For me the manual removal of algae while siphoning out what's being removed gives you a huge head start on fixing the problem. They could be 100% related. You'll be removing not only algae but also what it's consumed/growing on. Knocking it back will help you to elevate nutrients without just feeding the problem at hand. You may find just feeding more fixes the situation without clumps of algae present.

I tried so many tactics when battling GHA (followed by dinos trying to choke it out), which happens to align when I was struggling with nutrient issues, and what ended up fixing the GHA was the effort of manually removing it a few times a week for about a month. That knocked the algae back and gave all my coral a foothold to compete against it. That in combo with a decent CUC.

That's my mindset or experience with a similar situation. Hopefully the water changes help regardless of how you go about it.
 
Pros and cons to that plan:

Auto Water Change
Pros

Gradual change over a few days, potentially less stressful for the coral
Easy peezy - not being sarcastic, lets face it life takes priority.
Cons
Not manually removing the mentioned algae issues
Not clearing detritus in rocks/sump
Easy to drop nutrients further if you don't* monitor and dose/feed very well to offset a nutrient drop

Manual Water Change
Pros

-Can mimic same outcome over a few days for a gradual change, but not as steadily
-While performing water changes for corrections also siphoning nuisance algae: cyano bacteria and GHA- 2 birds 1 stone type of deal.
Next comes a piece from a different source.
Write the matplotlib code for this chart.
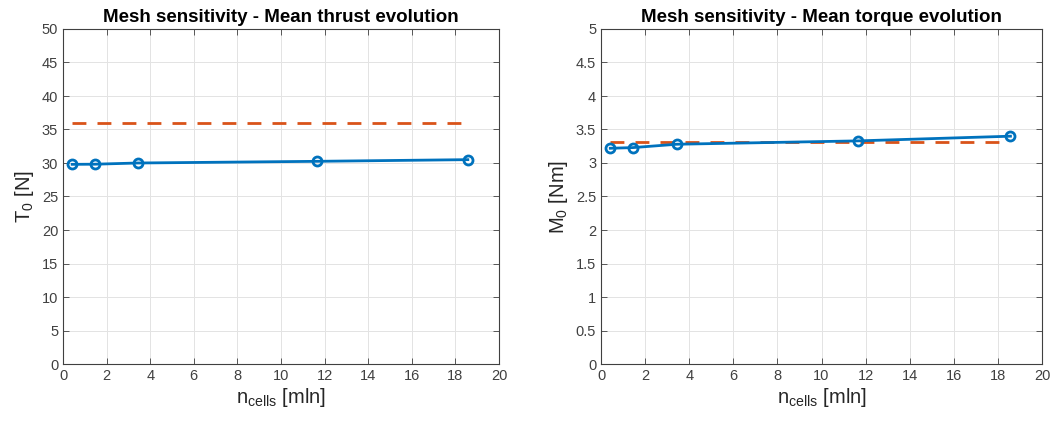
import matplotlib
matplotlib.use("Agg")
import matplotlib.pyplot as plt

plt.rcParams['font.family'] = ['Liberation Sans', 'DejaVu Sans']
plt.rcParams['mathtext.default'] = 'regular'

# mesh sizes (million cells)
n_cells = [0.42, 1.45, 3.44, 11.64, 18.57]
# mean thrust [N]
thrust = [29.8, 29.82, 30.0, 30.25, 30.5]
thrust_ref = 35.9
# mean torque [Nm]
torque = [3.22, 3.23, 3.28, 3.33, 3.40]
torque_ref = 3.32

blue = '#0072BD'
orange = '#D95319'

fig = plt.figure(figsize=(10.52, 4.23), dpi=100)
ax1 = fig.add_axes([63/1052, 1-364/423, 436/1052, 335/423])
ax2 = fig.add_axes([601/1052, 1-364/423, 441/1052, 335/423])

panels = [
    (ax1, thrust, thrust_ref, 'Mesh sensitivity - Mean thrust evolution', 'T$_0$ [N]', 50, 5),
    (ax2, torque, torque_ref, 'Mesh sensitivity - Mean torque evolution', 'M$_0$ [Nm]', 5, 0.5),
]

for ax, vals, ref, title, ylab, ymax, ystep in panels:
    ax.plot([n_cells[0], n_cells[-1]], [ref, ref], '--', color=orange, lw=2, dashes=(5, 4))
    ax.plot(n_cells, vals, '-o', color=blue, lw=2, ms=6.5, mfc='none', mew=2)
    ax.set_xlim(0, 20)
    ax.set_ylim(0, ymax)
    ax.set_xticks(range(0, 21, 2))
    yt = [i * ystep for i in range(11)]
    ax.set_yticks(yt)
    ax.set_yticklabels(['%g' % v for v in yt])
    ax.grid(True, color='#e3e3e3', lw=0.7)
    ax.set_axisbelow(True)
    ax.tick_params(direction='in', top=True, right=True, labelsize=10.5,
                   colors='#404040', length=4, width=0.6)
    for s in ax.spines.values():
        s.set_color('#404040')
        s.set_linewidth(0.8)
    ax.set_title(title, fontsize=13.5, fontweight='bold', pad=5)
    ax.set_xlabel('n$_{cells}$ [mln]', fontsize=14.5, color='#262626', labelpad=2)
    ax.set_ylabel(ylab, fontsize=14.5, color='#262626', labelpad=4)

fig.savefig('out.png', dpi=100)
This also helps remove whatever they are growing off aka: as they grow they consume, you remove and it's out of the water column; detritus/potentially unwanted metals/excess nutrients
- Overall I feel it's easier to control; Test each batch made to match or move towards the parameters you want.
- You'll perform a water change, watch the tank for a response and continue, or stop due to negative reaction.
Yellow water test after draining clean water. How clear is it? That can tell you a lot about your water quality. White bucket preferred.
Cons
-Added effort
-Added time
Which are both real things to consider, honestly.

For me the manual removal of algae while siphoning out what's being removed gives you a huge head start on fixing the problem. They could be 100% related. You'll be removing not only algae but also what it's consumed/growing on. Knocking it back will help you to elevate nutrients without just feeding the problem at hand. You may find just feeding more fixes the situation without clumps of algae present.
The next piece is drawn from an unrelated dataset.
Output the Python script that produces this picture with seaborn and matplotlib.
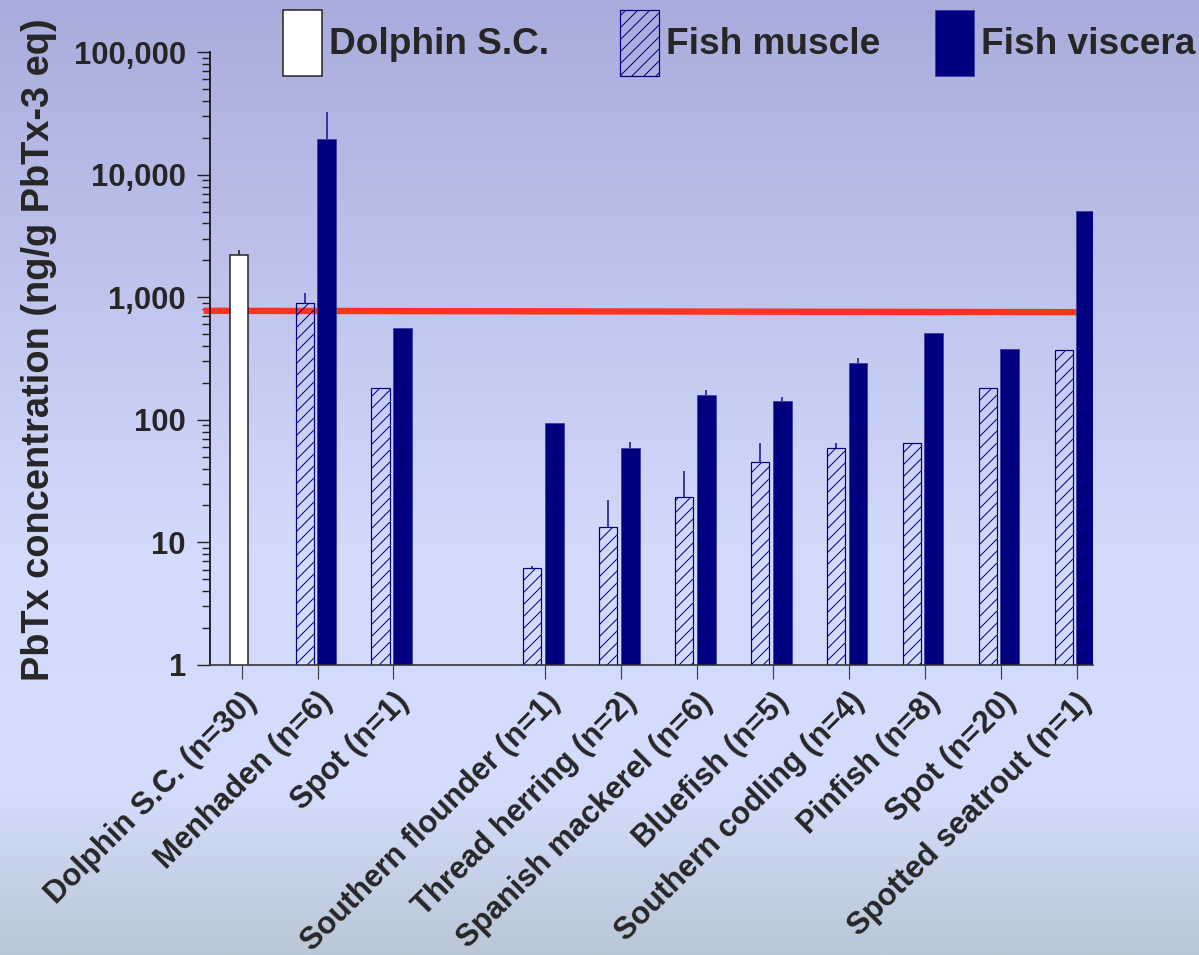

I tried so many tactics when battling GHA (followed by dinos trying to choke it out), which happens to align when I was struggling with nutrient issues, and what ended up fixing the GHA was the effort of manually removing it a few times a week for about a month. That knocked the algae back and gave all my coral a foothold to compete against it. That in combo with a decent CUC.

That's my mindset or experience with a similar situation. Hopefully the water changes help regardless of how you go about it.
Honestly I really appreciate the time and effort that you and everyone has put into writing responses for this thread. This community is amazing

I absolutely get what you’re saying and will see what I can do to do one or two rounds of manual water change and give the rocks a good cleaning in the process.
 
I wanted to update this thread because after just a 30gal water change with the Red Sea Blue Bucket salt, I am already seeing a massive difference in my tank. The cyano has started to fade and clear and my hammer and montiporas are noticeably happier. Acans are fluffier and my torch is more extended than I have seen it in months. I definitely think there was a deficiency or contaminant in my tank that is being addressed with the new salt and large water change. I may have to reevaluate my water change routine and either increase the amount of daily water change (I had been doing 1gal a day) or go to a more typical water change interval (ex, 20% twice a month).

Still awaiting the results of my ICP test but I am not hopeful that will provide any more insight. I have had this issue for months and my last ICP test didn't indicate any apparent cause.